Grunfeld, Isidor
GRUNFELD, ISIDOR
GRUNFELD, ISIDOR (1900–1975), rabbi and author. Born in Tauberettersheim, Bavaria, Grunfeld studied law and philosophy at the universities of Frankfurt and Hamburg, and rabbinics at yeshivot there. After practicing law at Wuerzburg, Bavaria, he settled in England in 1933, where he studied for the rabbinate and was ordained in 1938. He was minister of the Finsbury Park synagogue (1936–38), and served first as registrar and later (from 1939) as dayyan of the London Beth Din, from which office he retired owing to ill health in 1965. Among his numerous communal activities were those for the Jewish War Orphans in Europe, and the British Council for Jewish Relief and Rehabilitation.
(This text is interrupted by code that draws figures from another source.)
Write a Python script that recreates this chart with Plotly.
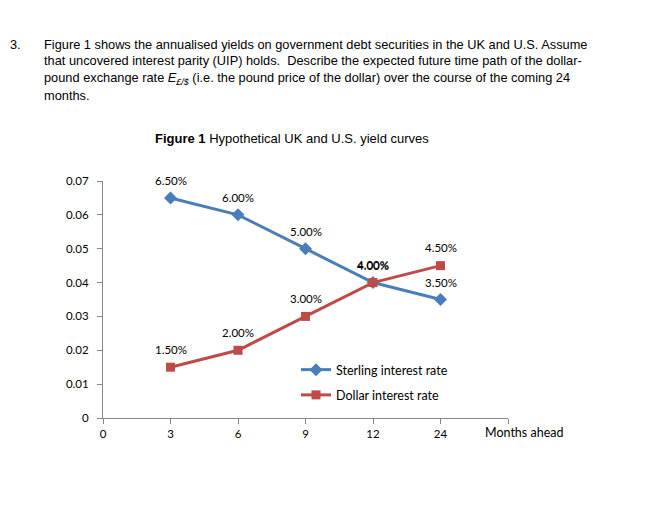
import plotly.graph_objects as go

# ---- data ----
month_labels = ["0", "3", "6", "9", "12", "24"]
months = ["3", "6", "9", "12", "24"]
sterling = [0.065, 0.06, 0.05, 0.04, 0.035]
dollar = [0.015, 0.02, 0.03, 0.04, 0.045]
sterling_labels = ["6.50%", "6.00%", "5.00%", "4.00%", "3.50%"]
dollar_labels = ["1.50%", "2.00%", "3.00%", "4.00%", "4.50%"]
y_ticks = [0, 0.01, 0.02, 0.03, 0.04, 0.05, 0.06, 0.07]
y_ticktext = ["0", "0.01", "0.02", "0.03", "0.04", "0.05", "0.06", "0.07"]

question_lines = [
    "Figure 1 shows the annualised yields on government debt securities in the UK and U.S. Assume",
    "that uncovered interest parity (UIP) holds.  Describe the expected future time path of the dollar-",
    "pound exchange rate <i>E</i><sub><i>£/$</i></sub> (i.e. the pound price of the dollar) over the course of the coming 24",
    "months.",
]

BLUE = "#4A7EBB"
RED = "#BE4B48"
W, H = 655, 506
L, R, T, B = 103, 147, 181, 88
PW, PH = W - L - R, H - T - B
CF = "Lato"


def px(xp):
    return (xp - L) / PW


def py(yp):
    return (H - B - yp) / PH


xpos = {lab: i for i, lab in enumerate(month_labels)}
xs = [xpos[m] for m in months]

fig = go.Figure()
fig.add_trace(go.Scatter(
    x=xs, y=sterling, mode="lines+markers", name="Sterling interest rate",
    line=dict(color=BLUE, width=3), marker=dict(symbol="diamond", size=10, color=BLUE),
    legendgroup="a",
))
fig.add_trace(go.Scatter(
    x=xs, y=dollar, mode="lines+markers", name="Dollar interest rate",
    line=dict(color=RED, width=3), marker=dict(symbol="square", size=9, color=RED),
    legendgroup="b",
))

annos = []
for x, y, t in zip(xs, sterling, sterling_labels):
    annos.append(dict(x=x, y=y, xref="x", yref="y", text=t, showarrow=False,
                      yshift=17, font=dict(family=CF, size=11.5, color="#000000")))
for x, y, t in zip(xs, dollar, dollar_labels):
    annos.append(dict(x=x, y=y, xref="x", yref="y", text=t, showarrow=False,
                      yshift=18, font=dict(family=CF, size=11.5, color="#000000")))

# axis title
annos.append(dict(x=px(483), y=py(432), xref="paper", yref="paper", text="Months ahead",
                  showarrow=False, xanchor="left", yanchor="middle",
                  font=dict(family=CF, size=12.5, color="#000000")))
# chart title
annos.append(dict(x=px(153), y=py(138), xref="paper", yref="paper",
                  text="<b>Figure 1</b> Hypothetical UK and U.S. yield curves",
                  showarrow=False, xanchor="left", yanchor="middle",
                  font=dict(family="Liberation Sans", size=13, color="#000000")))
# question text
annos.append(dict(x=px(8), y=py(44), xref="paper", yref="paper", text="3.",
                  showarrow=False, xanchor="left", yanchor="middle",
                  font=dict(family="Liberation Sans", size=12.8, color="#000000")))
for i, line in enumerate(question_lines):
    annos.append(dict(x=px(42), y=py(44 + 17 * i), xref="paper", yref="paper", text=line,
                      showarrow=False, xanchor="left", yanchor="middle",
                      font=dict(family="Liberation Sans", size=12.8, color="#000000")))

fig.update_layout(
    width=W, height=H,
    margin=dict(l=L, r=R, t=T, b=B, pad=0),
    paper_bgcolor="white", plot_bgcolor="white",
    showlegend=True,
    legend=dict(x=px(296), y=py(355), xanchor="left", yanchor="top",
                font=dict(family=CF, size=12.5, color="#000000"), tracegroupgap=6,
                bgcolor="rgba(0,0,0,0)", itemwidth=30),
    annotations=annos,
    xaxis=dict(range=[0, 6], tickvals=list(range(7)), ticktext=month_labels + [""],
               showgrid=False, zeroline=False, showline=True, linecolor="#868686", linewidth=1,
               ticks="outside", ticklen=5, tickcolor="#868686",
               tickfont=dict(family=CF, size=11.5, color="#000000"), fixedrange=True),
    yaxis=dict(range=[0, 0.07], tickvals=y_ticks, ticktext=y_ticktext,
               showgrid=False, zeroline=False, showline=True, linecolor="#868686", linewidth=1,
               ticks="outside", ticklen=5, tickcolor="#868686", ticklabelstandoff=6,
               tickfont=dict(family=CF, size=11.5, color="#000000"), fixedrange=True),
)

fig.write_html("out.html")
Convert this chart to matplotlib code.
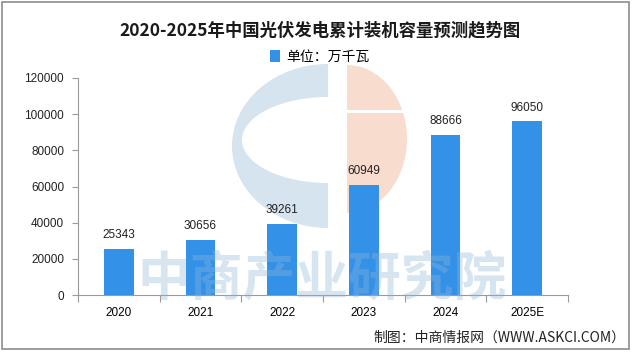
import matplotlib
matplotlib.use("Agg")
import matplotlib.pyplot as plt
from matplotlib.patches import Ellipse, Rectangle, Patch

plt.rcParams['font.family'] = ['Noto Sans CJK SC', 'DejaVu Sans']

# data
years = ["2020", "2021", "2022", "2023", "2024", "2025E"]
capacity = [25343, 30656, 39261, 60949, 88666, 96050]
y_ticks = [0, 20000, 40000, 60000, 80000, 100000, 120000]

title = "2020-2025年中国光伏发电累计装机容量预测趋势图"
series_name = "单位：万千瓦"
source = "制图：中商情报网（WWW.ASKCI.COM）"

bar_color = "#3391e8"
axis_gray = "#9a9a9a"

fig = plt.figure(figsize=(6.4, 3.58), dpi=100)

# watermark logo in the background (pixel coordinates)
bg = fig.add_axes([0, 0, 1, 1], zorder=0)
bg.set_xlim(0, 640)
bg.set_ylim(358, 0)
bg.axis("off")

blue_wm = "#d6e4f0"
orange_wm = "#f8ddcf"
left_clip = Rectangle((0, 0), 328, 358, transform=bg.transData)
right_clip = Rectangle((347, 0), 300, 358, transform=bg.transData)

outer = Ellipse((328, 146), 192, 164, facecolor=blue_wm, edgecolor="none")
bg.add_patch(outer)
outer.set_clip_path(left_clip)
inner = Ellipse((328, 140), 172, 86, facecolor="white", edgecolor="none")
bg.add_patch(inner)
inner.set_clip_path(left_clip)

orange = Ellipse((347, 139), 120, 148, facecolor=orange_wm, edgecolor="none")
bg.add_patch(orange)
orange.set_clip_path(right_clip)
bg.add_patch(Rectangle((347, 110), 70, 3, facecolor="white", edgecolor="none"))

# frame around the picture
bg.add_patch(Rectangle((2, 2), 627, 347, facecolor="none", edgecolor="#8c8c8c", linewidth=1.2))

# main chart
ax = fig.add_axes([78 / 640, 1 - 295 / 358, 490 / 640, 217 / 358], zorder=1)
ax.patch.set_alpha(0)

x = range(len(years))
bars = ax.bar(x, capacity, width=0.36, color=bar_color, zorder=2)
for xi, v in zip(x, capacity):
    ax.text(xi, v + 4300, str(v), ha="center", va="bottom", fontsize=8.5,
            family=["Liberation Sans", "DejaVu Sans"], color="#222222")

ax.set_xlim(-0.5, len(years) - 0.5)
ax.set_ylim(0, 120000)
ax.set_yticks(y_ticks)
ax.set_yticklabels([str(t) for t in y_ticks], family=["Liberation Sans", "DejaVu Sans"], fontsize=8.5)

ax.set_xticks([i - 0.5 for i in range(len(years) + 1)])
ax.set_xticklabels([])
ax.set_xticks(list(x), minor=True)
ax.set_xticklabels(years, minor=True, family=["Liberation Sans", "DejaVu Sans"], fontsize=8.5)
ax.tick_params(axis="x", which="minor", length=0, pad=9)
ax.tick_params(axis="x", which="major", length=5, color=axis_gray, direction="out")
ax.tick_params(axis="y", length=4, color=axis_gray, pad=6, labelcolor="#222222")

for s in ["top", "right"]:
    ax.spines[s].set_visible(False)
for s in ["left", "bottom"]:
    ax.spines[s].set_color(axis_gray)

fig.text(0.5, 1 - 30 / 358, title, ha="center", va="center", fontsize=12.5,
         fontweight="bold", color="#1a1a1a")
fig.legend(handles=[Patch(facecolor=bar_color, label=series_name)],
           loc="center", bbox_to_anchor=(0.5, 1 - 57 / 358), frameon=False,
           fontsize=10, handlelength=0.7, handleheight=0.9, handletextpad=0.5)

fig.text(625 / 640, 1 - 338 / 358, source, ha="right", va="center", fontsize=10, color="#222222")

# watermark text on top
fig.text(322 / 640, 1 - 279 / 358, "中商产业研究院", ha="center", va="center",
         fontsize=38, fontweight="bold", color="#8fb6d8", alpha=0.35, zorder=5)

fig.savefig("out.png", dpi=100)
He was also active in Amnesty International and various peace movements. Grunfeld's literary work is chiefly concerned with S.R. *Hirsch's writings, editing English translations of his work with extensive introductions and notes (Judaism Eternal, 2 vols., 1956; Horeb, 2 vols., 1962; introduction to I. Levy's English translation of S.R. Hirsch's Pentateuch commentary, 1959). He also wrote The Sabbath (1954) and Three Generations (on the history of neo-Orthodoxy, 1958). His wife Judith (née Rosenbaum) was active in the Beth Jacob movement (religious girls' schools) and in the Jewish secondary schools movement in England.
bibliography:
jc (Oct. 28, 1960); Jewish Review, London (Nov. 4, 1961).